## Stated task
Copy out all lines in the data below containing the string "this".

[Plotting code records]
## Start

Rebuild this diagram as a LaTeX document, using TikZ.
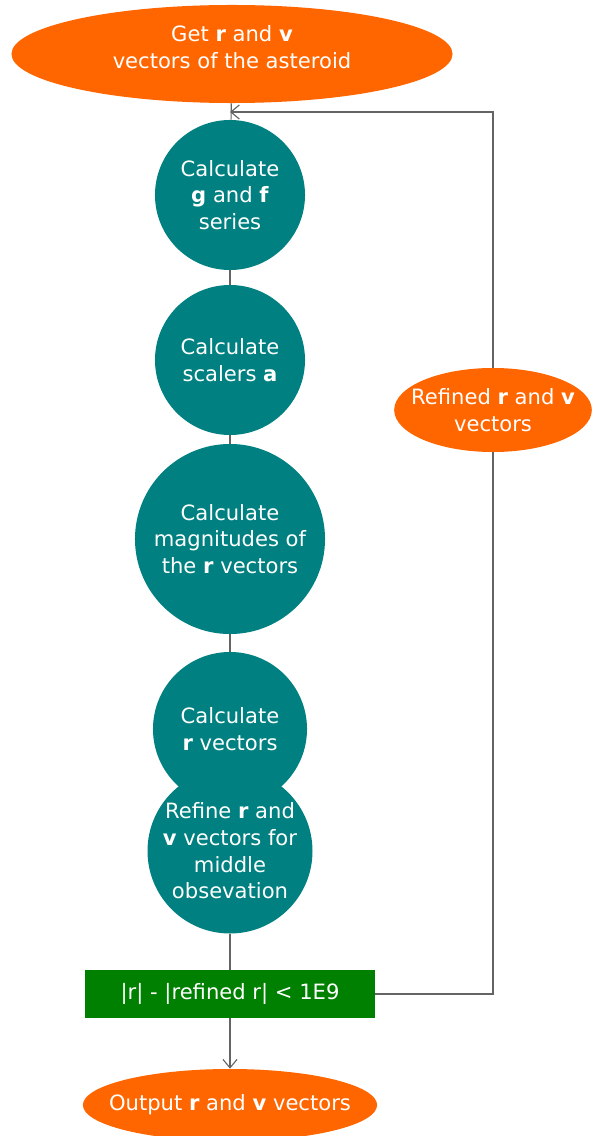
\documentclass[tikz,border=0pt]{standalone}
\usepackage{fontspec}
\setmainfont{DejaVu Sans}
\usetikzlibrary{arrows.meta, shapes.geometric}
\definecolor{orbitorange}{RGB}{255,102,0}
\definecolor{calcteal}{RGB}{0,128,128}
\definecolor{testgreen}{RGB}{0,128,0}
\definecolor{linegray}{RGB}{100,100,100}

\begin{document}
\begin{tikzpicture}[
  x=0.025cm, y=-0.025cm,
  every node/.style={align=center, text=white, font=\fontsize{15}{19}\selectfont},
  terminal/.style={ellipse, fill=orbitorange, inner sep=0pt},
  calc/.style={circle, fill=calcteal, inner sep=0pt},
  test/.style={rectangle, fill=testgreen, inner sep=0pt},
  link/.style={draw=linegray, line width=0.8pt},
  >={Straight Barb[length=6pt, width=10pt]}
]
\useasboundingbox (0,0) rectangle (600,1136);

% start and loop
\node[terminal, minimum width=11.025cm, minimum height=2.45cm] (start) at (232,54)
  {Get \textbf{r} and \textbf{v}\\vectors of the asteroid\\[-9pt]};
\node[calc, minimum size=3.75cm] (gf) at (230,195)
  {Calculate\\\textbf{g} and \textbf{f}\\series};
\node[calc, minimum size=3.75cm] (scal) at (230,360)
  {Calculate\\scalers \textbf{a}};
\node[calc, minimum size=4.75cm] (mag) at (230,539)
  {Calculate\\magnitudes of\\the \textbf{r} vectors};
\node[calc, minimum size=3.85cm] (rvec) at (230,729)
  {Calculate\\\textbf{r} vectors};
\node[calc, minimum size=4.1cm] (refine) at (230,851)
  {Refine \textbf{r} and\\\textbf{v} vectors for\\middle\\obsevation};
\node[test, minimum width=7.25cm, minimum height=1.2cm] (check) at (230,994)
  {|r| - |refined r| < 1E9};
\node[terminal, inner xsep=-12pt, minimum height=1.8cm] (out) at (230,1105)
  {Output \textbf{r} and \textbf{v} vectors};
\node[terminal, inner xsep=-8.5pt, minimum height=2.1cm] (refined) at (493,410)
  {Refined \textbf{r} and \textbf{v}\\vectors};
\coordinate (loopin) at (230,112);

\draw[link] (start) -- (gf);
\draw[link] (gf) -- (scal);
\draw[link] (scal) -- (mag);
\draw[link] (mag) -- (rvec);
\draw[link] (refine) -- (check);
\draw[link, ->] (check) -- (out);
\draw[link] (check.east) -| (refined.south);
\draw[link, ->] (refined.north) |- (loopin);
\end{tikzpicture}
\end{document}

## End
## Start

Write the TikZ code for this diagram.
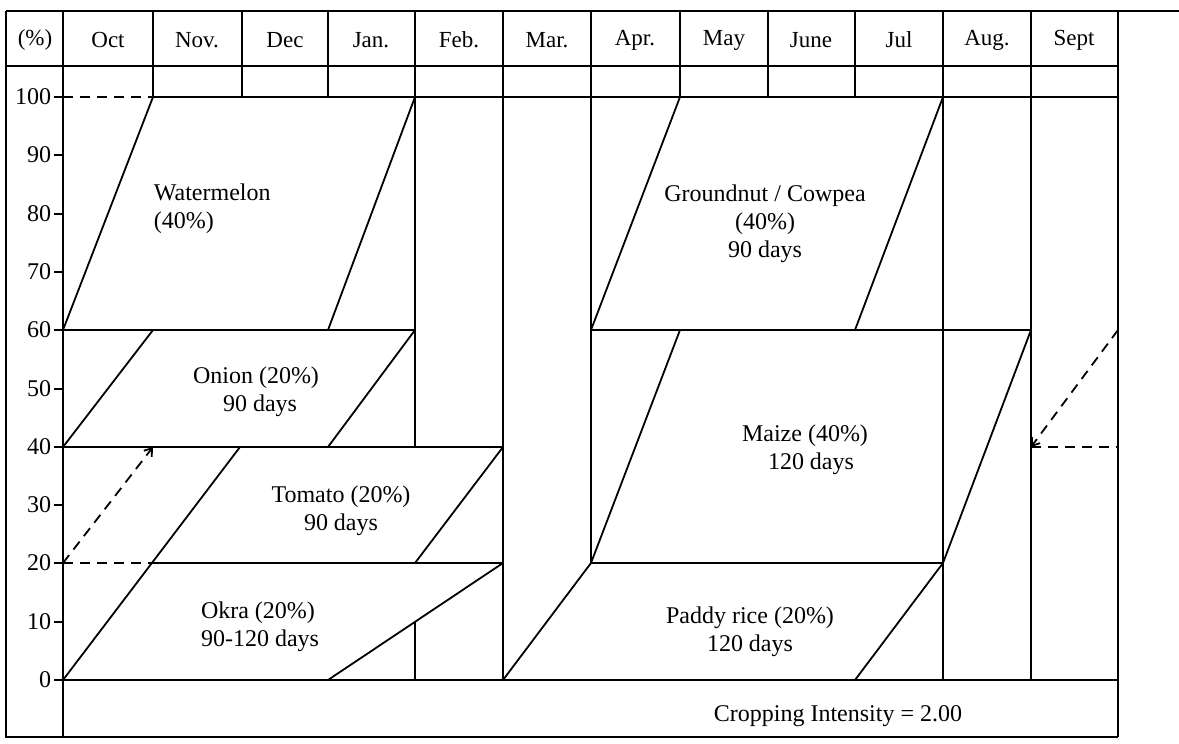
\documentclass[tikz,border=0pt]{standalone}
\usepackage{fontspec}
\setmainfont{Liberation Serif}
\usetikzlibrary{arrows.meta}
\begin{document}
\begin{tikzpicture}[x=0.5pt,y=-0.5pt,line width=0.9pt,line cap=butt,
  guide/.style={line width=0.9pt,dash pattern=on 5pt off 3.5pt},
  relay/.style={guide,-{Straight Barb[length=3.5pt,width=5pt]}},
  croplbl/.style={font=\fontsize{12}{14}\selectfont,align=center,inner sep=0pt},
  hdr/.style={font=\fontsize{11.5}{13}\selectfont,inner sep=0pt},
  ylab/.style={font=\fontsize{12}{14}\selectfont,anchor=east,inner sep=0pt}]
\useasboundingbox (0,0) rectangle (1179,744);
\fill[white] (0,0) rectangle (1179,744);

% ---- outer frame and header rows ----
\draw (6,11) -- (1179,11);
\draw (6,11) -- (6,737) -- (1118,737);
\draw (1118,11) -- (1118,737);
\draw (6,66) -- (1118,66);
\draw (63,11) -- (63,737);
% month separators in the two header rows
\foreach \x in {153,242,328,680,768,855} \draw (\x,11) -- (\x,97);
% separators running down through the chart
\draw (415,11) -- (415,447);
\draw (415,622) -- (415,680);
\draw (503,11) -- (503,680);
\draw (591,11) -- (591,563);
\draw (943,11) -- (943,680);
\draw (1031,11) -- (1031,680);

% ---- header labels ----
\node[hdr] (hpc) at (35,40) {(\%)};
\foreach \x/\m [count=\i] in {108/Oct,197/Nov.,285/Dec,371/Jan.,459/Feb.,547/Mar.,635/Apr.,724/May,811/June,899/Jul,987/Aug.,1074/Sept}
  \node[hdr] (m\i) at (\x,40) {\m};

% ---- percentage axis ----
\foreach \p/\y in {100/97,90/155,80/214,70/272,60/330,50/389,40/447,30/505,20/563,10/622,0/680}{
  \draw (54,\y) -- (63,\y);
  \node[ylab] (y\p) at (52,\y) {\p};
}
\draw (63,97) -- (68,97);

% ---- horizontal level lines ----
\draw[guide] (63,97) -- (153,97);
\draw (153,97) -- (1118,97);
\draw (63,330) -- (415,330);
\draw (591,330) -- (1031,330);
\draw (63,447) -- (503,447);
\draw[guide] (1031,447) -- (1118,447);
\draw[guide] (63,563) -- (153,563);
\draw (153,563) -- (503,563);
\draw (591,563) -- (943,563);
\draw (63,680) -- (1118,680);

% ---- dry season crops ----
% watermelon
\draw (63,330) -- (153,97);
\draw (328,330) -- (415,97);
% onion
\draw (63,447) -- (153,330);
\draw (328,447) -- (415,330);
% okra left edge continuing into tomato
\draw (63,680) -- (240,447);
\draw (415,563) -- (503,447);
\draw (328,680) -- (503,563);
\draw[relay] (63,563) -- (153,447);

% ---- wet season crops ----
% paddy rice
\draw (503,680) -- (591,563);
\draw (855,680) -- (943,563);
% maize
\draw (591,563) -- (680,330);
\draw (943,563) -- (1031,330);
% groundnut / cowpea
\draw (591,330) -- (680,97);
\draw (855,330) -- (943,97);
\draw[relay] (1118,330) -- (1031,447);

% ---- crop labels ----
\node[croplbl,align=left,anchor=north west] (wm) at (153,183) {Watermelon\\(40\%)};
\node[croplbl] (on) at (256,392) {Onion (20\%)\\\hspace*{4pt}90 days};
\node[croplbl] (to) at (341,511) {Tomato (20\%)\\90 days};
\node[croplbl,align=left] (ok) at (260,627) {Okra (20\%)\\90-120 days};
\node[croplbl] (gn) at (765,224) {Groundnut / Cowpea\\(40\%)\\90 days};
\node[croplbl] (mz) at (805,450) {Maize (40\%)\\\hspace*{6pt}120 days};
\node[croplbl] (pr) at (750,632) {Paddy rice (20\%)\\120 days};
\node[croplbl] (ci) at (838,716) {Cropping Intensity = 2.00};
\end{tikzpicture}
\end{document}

## End

## Finished answer
Rebuild this diagram as a LaTeX document, using TikZ.
Write the TikZ code for this diagram.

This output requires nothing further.